Transcribe the records that follow. Keep every word exactly, and drop the pictures.

◆ RECORDED INFORMATION
########################################

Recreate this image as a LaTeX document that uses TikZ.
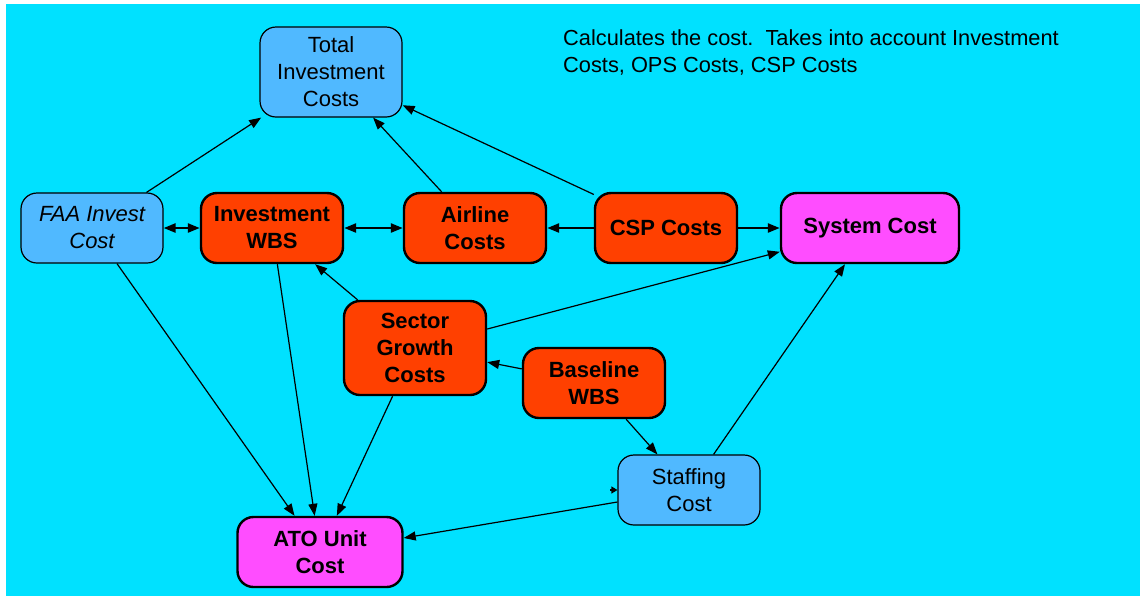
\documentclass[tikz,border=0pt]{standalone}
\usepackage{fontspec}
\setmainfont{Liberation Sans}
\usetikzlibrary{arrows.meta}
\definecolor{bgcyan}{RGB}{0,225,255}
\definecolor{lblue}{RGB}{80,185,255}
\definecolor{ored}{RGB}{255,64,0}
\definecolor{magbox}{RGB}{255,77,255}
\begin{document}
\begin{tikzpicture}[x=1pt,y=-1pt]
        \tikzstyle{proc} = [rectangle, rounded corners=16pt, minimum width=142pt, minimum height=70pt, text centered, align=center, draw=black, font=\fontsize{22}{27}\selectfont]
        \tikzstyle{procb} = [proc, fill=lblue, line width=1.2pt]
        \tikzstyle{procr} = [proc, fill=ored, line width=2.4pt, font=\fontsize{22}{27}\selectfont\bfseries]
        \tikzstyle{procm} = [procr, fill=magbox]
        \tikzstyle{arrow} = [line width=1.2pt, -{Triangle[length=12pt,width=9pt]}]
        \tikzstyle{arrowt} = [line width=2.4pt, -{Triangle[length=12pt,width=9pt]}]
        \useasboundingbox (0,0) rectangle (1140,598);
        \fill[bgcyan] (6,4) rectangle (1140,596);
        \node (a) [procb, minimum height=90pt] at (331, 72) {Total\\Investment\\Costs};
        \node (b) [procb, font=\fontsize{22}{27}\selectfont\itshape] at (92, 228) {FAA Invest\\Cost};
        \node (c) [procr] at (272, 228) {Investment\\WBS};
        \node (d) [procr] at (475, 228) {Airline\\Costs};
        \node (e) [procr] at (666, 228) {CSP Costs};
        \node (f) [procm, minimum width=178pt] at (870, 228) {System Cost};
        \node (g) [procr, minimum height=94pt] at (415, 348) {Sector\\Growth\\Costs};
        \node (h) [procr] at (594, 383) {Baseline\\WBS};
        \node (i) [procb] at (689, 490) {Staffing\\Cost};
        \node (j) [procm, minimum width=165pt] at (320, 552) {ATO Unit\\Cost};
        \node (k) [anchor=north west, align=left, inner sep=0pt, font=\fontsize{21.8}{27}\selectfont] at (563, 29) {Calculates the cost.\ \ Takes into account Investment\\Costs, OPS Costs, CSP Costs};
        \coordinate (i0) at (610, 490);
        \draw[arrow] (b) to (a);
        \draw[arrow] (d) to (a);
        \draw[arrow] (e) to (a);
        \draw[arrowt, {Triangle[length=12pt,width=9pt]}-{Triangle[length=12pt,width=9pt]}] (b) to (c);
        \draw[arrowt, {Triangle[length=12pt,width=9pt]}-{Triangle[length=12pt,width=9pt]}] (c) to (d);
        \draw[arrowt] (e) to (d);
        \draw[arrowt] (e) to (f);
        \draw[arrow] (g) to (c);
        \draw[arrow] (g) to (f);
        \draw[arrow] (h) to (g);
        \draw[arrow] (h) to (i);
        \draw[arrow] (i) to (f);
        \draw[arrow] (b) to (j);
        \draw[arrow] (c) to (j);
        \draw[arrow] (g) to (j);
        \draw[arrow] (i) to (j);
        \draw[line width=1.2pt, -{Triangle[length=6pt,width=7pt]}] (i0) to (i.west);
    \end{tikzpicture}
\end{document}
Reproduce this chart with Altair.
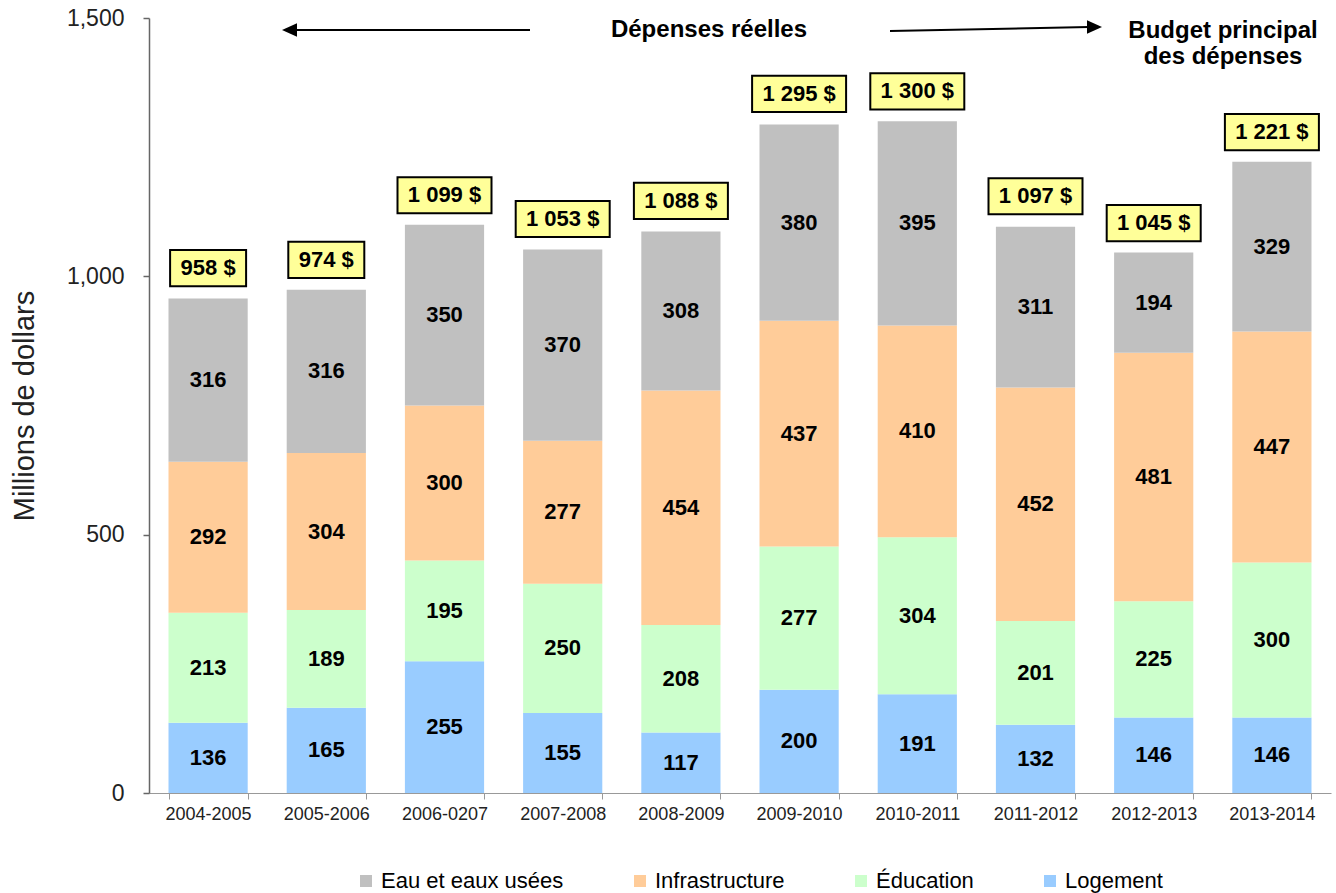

########################################

◆ TASK SOLUTION
Recreate this image as a LaTeX document that uses TikZ.
\documentclass[tikz,border=0pt]{standalone}
\usepackage{fontspec}
\setmainfont{Liberation Sans}
\usetikzlibrary{arrows.meta}
\definecolor{bgcyan}{RGB}{0,225,255}
\definecolor{lblue}{RGB}{80,185,255}
\definecolor{ored}{RGB}{255,64,0}
\definecolor{magbox}{RGB}{255,77,255}
\begin{document}
\begin{tikzpicture}[x=1pt,y=-1pt]
        \tikzstyle{proc} = [rectangle, rounded corners=16pt, minimum width=142pt, minimum height=70pt, text centered, align=center, draw=black, font=\fontsize{22}{27}\selectfont]
        \tikzstyle{procb} = [proc, fill=lblue, line width=1.2pt]
        \tikzstyle{procr} = [proc, fill=ored, line width=2.4pt, font=\fontsize{22}{27}\selectfont\bfseries]
        \tikzstyle{procm} = [procr, fill=magbox]
        \tikzstyle{arrow} = [line width=1.2pt, -{Triangle[length=12pt,width=9pt]}]
        \tikzstyle{arrowt} = [line width=2.4pt, -{Triangle[length=12pt,width=9pt]}]
        \useasboundingbox (0,0) rectangle (1140,598);
        \fill[bgcyan] (6,4) rectangle (1140,596);
        \node (a) [procb, minimum height=90pt] at (331, 72) {Total\\Investment\\Costs};
        \node (b) [procb, font=\fontsize{22}{27}\selectfont\itshape] at (92, 228) {FAA Invest\\Cost};
        \node (c) [procr] at (272, 228) {Investment\\WBS};
        \node (d) [procr] at (475, 228) {Airline\\Costs};
        \node (e) [procr] at (666, 228) {CSP Costs};
        \node (f) [procm, minimum width=178pt] at (870, 228) {System Cost};
        \node (g) [procr, minimum height=94pt] at (415, 348) {Sector\\Growth\\Costs};
        \node (h) [procr] at (594, 383) {Baseline\\WBS};
        \node (i) [procb] at (689, 490) {Staffing\\Cost};
        \node (j) [procm, minimum width=165pt] at (320, 552) {ATO Unit\\Cost};
        \node (k) [anchor=north west, align=left, inner sep=0pt, font=\fontsize{21.8}{27}\selectfont] at (563, 29) {Calculates the cost.\ \ Takes into account Investment\\Costs, OPS Costs, CSP Costs};
        \coordinate (i0) at (610, 490);
        \draw[arrow] (b) to (a);
        \draw[arrow] (d) to (a);
        \draw[arrow] (e) to (a);
        \draw[arrowt, {Triangle[length=12pt,width=9pt]}-{Triangle[length=12pt,width=9pt]}] (b) to (c);
        \draw[arrowt, {Triangle[length=12pt,width=9pt]}-{Triangle[length=12pt,width=9pt]}] (c) to (d);
        \draw[arrowt] (e) to (d);
        \draw[arrowt] (e) to (f);
        \draw[arrow] (g) to (c);
        \draw[arrow] (g) to (f);
        \draw[arrow] (h) to (g);
        \draw[arrow] (h) to (i);
        \draw[arrow] (i) to (f);
        \draw[arrow] (b) to (j);
        \draw[arrow] (c) to (j);
        \draw[arrow] (g) to (j);
        \draw[arrow] (i) to (j);
        \draw[line width=1.2pt, -{Triangle[length=6pt,width=7pt]}] (i0) to (i.west);
    \end{tikzpicture}
\end{document}
Reproduce this chart with Altair.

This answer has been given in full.